=== PROMPT ===
Look below. Copy each line that has "page" in it.

=== INFORMATION SHOWN ===
▽
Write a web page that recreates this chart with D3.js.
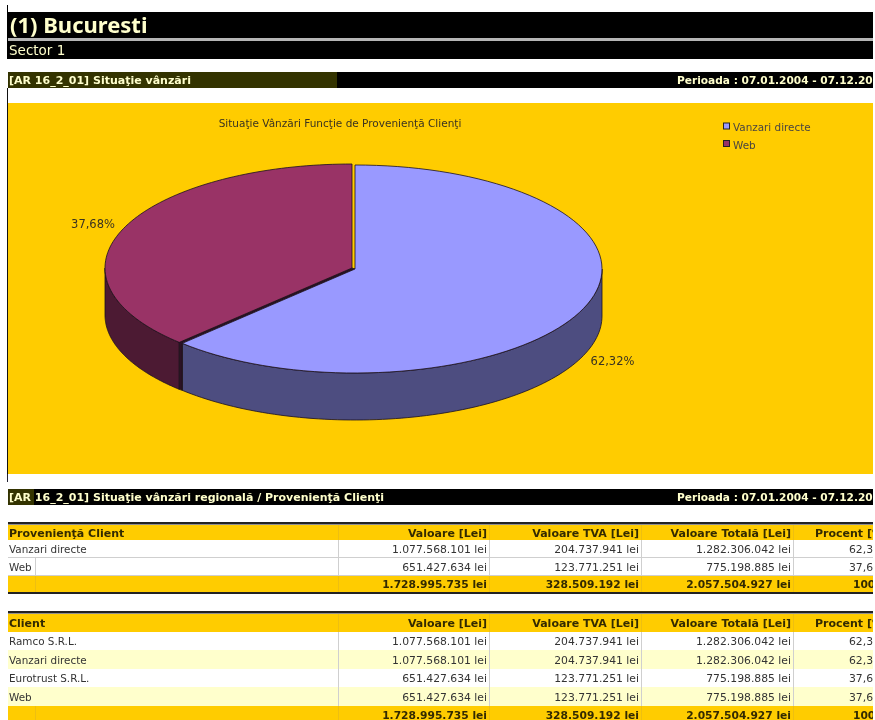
<!DOCTYPE html>
<html><head><meta charset="utf-8">
<script src="https://cdn.jsdelivr.net/npm/d3@7"></script>
<style>html,body{margin:0;background:#fff}svg{display:block;filter:blur(.4px)}text{white-space:pre}</style>
</head><body><div id="c"></div>
<script>
const sliceNames = ["Vanzari directe", "Web"];
const sliceValues = [1077568101, 651427634];
const sliceLabels = ["62,32%", "37,68%"];
const topColors = ["#9999ff", "#993366"];
const wallColors = ["#4d4d80", "#4c1a33"];
const chartTitle = "Situaţie Vânzări Funcţie de Provenienţă Clienţi";
const columnHeads = ["Valoare [Lei]", "Valoare TVA [Lei]", "Valoare Totală [Lei]", "Procent [%]"];
const table1Head = "Provenienţă Client";
const table1Rows = [
  ["Vanzari directe", "1.077.568.101 lei", "204.737.941 lei", "1.282.306.042 lei", "62,32%"],
  ["Web", "651.427.634 lei", "123.771.251 lei", "775.198.885 lei", "37,68%"]
];
const table2Head = "Client";
const table2Rows = [
  ["Ramco S.R.L.", "1.077.568.101 lei", "204.737.941 lei", "1.282.306.042 lei", "62,32%"],
  ["Vanzari directe", "1.077.568.101 lei", "204.737.941 lei", "1.282.306.042 lei", "62,32%"],
  ["Eurotrust S.R.L.", "651.427.634 lei", "123.771.251 lei", "775.198.885 lei", "37,68%"],
  ["Web", "651.427.634 lei", "123.771.251 lei", "775.198.885 lei", "37,68%"]
];
const totals = ["1.728.995.735 lei", "328.509.192 lei", "2.057.504.927 lei", "100,00%"];
const period = "Perioada : 07.01.2004 - 07.12.2004";

const W = 875, H = 720, R = 873, L = 8;
const svg = d3.select("#c").append("svg").attr("width", W).attr("height", H);
svg.append("defs").append("clipPath").attr("id", "page").append("rect")
  .attr("x", 0).attr("y", 0).attr("width", R).attr("height", H);
const g = svg.append("g").attr("clip-path", "url(#page)");
const dv = "'DejaVu Sans',Verdana,sans-serif";

function rect(x, y, w, h, fill) {
  g.append("rect").attr("x", x).attr("y", y).attr("width", w).attr("height", h).attr("fill", fill);
}
function vline(x, y1, y2, c) { rect(x, y1, 1, y2 - y1, c); }
function text(t, x, y, o = {}) {
  return g.append("text").attr("x", x).attr("y", y).text(t)
    .attr("font-family", o.family || dv).attr("font-size", o.size || 10.4)
    .attr("font-weight", o.weight || "normal").attr("fill", o.fill || "#333")
    .attr("text-anchor", o.anchor || "start");
}

// Header bands
vline(7, 5, 59, "#000");
rect(L, 12, W, 26, "#000");
rect(L, 38, W, 3, "#b5b5b5");
rect(L, 41, W, 18, "#000");
text("(1) Bucuresti", 10, 33, {family: "'Noto Sans',sans-serif", weight: "bold", size: 22, fill: "#ffffcc"});
text("Sector 1", 9, 55, {size: 13.5, fill: "#ffffcc"});

const bandStyle = {weight: "bold", size: 11, fill: "#ffffcc"};
const periodStyle = {weight: "bold", size: 10.6, fill: "#ffffcc"};
rect(L, 72, W, 16, "#000");
rect(L, 72, 329, 16, "#333300");
text("[AR 16_2_01] Situaţie vânzări", 9, 84, bandStyle);
text(period, 677, 84, periodStyle);

// Chart panel
vline(7, 88, 476, "#111");
rect(L, 103, R - L, 371, "#ffcc00");
text(chartTitle, 340, 127, {anchor: "middle", size: 10.5, fill: "#3a3320"});

// 3D pie
const rx = 247, ry = 104, depth = 47;
const cx = 355, cy = 269;
const offs = [[0, 0], [-3, -1]];
const pie = d3.pie().sort(null).startAngle(0).endAngle(2 * Math.PI)(sliceValues);
const px = d3.scaleLinear().domain([-1, 1]).range([-rx, rx]);
const py = d3.scaleLinear().domain([-1, 1]).range([-ry, ry]);
const ptAt = (a, i, dz = 0) => [cx + offs[i][0] + px(Math.sin(a)), cy + offs[i][1] + py(-Math.cos(a)) + dz];
const line = d3.line();
function arcPts(a0, a1, i, dz) {
  const n = 90;
  return d3.range(n + 1).map(k => ptAt(a0 + (a1 - a0) * k / n, i, dz));
}
const pieG = g.append("g").attr("stroke", "#1a1020").attr("stroke-width", .8).attr("stroke-linejoin", "round");
pie.forEach((d, i) => {
  const a0 = Math.max(d.startAngle, Math.PI / 2), a1 = Math.min(d.endAngle, 3 * Math.PI / 2);
  const pts = arcPts(a0, a1, i, 0).concat(arcPts(a1, a0, i, depth));
  pieG.append("path").attr("d", line(pts) + "Z").attr("fill", wallColors[i]);
});
const cutA = pie[0].endAngle;
const c0 = ptAt(cutA, 0), c1 = ptAt(cutA, 1);
const cc0 = [cx + offs[0][0], cy + offs[0][1]], cc1 = [cx + offs[1][0], cy + offs[1][1]];
pieG.append("path").attr("fill", "#2b1224")
  .attr("d", line([cc1, c1, [c1[0], c1[1] + depth], [c0[0], c0[1] + depth], c0, cc0]) + "Z");
pie.forEach((d, i) => {
  const pts = [[cx + offs[i][0], cy + offs[i][1]]].concat(arcPts(d.startAngle, d.endAngle, i, 0));
  pieG.append("path").attr("d", line(pts) + "Z").attr("fill", topColors[i]);
});
text(sliceLabels[0], 612.5, 365, {anchor: "middle", size: 11.5, fill: "#3a3320"});
text(sliceLabels[1], 93, 228, {anchor: "middle", size: 11.5, fill: "#3a3320"});

// Legend
sliceNames.forEach((n, i) => {
  const y = 127.5 + i * 17.5;
  g.append("rect").attr("x", 723.5).attr("y", y - 4.5).attr("width", 6).attr("height", 6)
    .attr("fill", topColors[i]).attr("stroke", "#222");
  text(n, 733, y + 3.5, {fill: "#4a4540"});
});

// Section band 2
vline(7, 474, 482, "#223");
rect(L, 489, W, 16, "#000");
rect(L, 489, 26, 16, "#333300");
text("[AR 16_2_01] Situaţie vânzări regională / Provenienţă Clienţi", 9, 501, bandStyle);
text(period, 677, 501, periodStyle);

// Tables
const colRight = [487, 639, 791];
const headStart = 815, rowStart = 849, totalStart = 853;
const seps = [338, 489, 641, 793];
const sepC = "#cfcfcf";
const hs = {weight: "bold", size: 11, fill: "#332a00"};
function table(name, rows, y0, headH, rowYs, stripes, grid) {
  rect(L, y0, R - L, 2.5, "#222");
  rect(L, y0 + 3, R - L, headH, "#ffcc00");
  const hy = y0 + 3 + headH / 2 + 4;
  text(name, 9, hy, hs);
  columnHeads.forEach((c, i) => i < 3
    ? text(c, colRight[i], hy, {...hs, anchor: "end"})
    : text(c, headStart, hy, hs));
  rows.forEach((r, i) => {
    const y = rowYs[i], h = rowYs[i + 1] - y;
    rect(L, y, R - L, h, stripes && i % 2 ? "#ffffcc" : "#fff");
    if (grid) rect(L, y + h - 1, R - L, 1, sepC);
    const ty = y + h / 2 + 4;
    r.forEach((v, k) => {
      if (k === 0) text(v, 9, ty);
      else if (k < 4) text(v, colRight[k - 1], ty, {anchor: "end", size: 10.8});
      else text(v, rowStart, ty, {size: 10.8});
    });
  });
  const tY = rowYs[rows.length], tH = rowYs[rows.length + 1] - tY;
  rect(L, tY, R - L, tH, "#ffcc00");
  const ts = {weight: "bold", size: 10.7, fill: "#332a00"};
  totals.forEach((v, i) => i < 3
    ? text(v, colRight[i], tY + tH / 2 + 4, {...ts, anchor: "end"})
    : text(v, totalStart, tY + tH / 2 + 4, ts));
  seps.forEach(x => {
    vline(x, rowYs[0], tY, sepC);
    vline(x, y0 + 3, y0 + 3 + headH, "#eebf10");
    vline(x, tY, tY + tH, "#eebf10");
  });
  vline(35, tY, tY + tH, "#eebf10");
}
table(table1Head, table1Rows, 522, 15, [540, 558, 576, 592], false, true);
vline(35, 558, 576, sepC);
rect(L, 592, R - L, 2, "#222");
table(table2Head, table2Rows, 611, 18, [632, 650, 669, 687, 706, 724], true, false);
</script></body></html>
△
=== ANSWER TO THE PROBLEM ===
Write a web page that recreates this chart with D3.js.
svg.append("defs").append("clipPath").attr("id", "page").append("rect")
const g = svg.append("g").attr("clip-path", "url(#page)");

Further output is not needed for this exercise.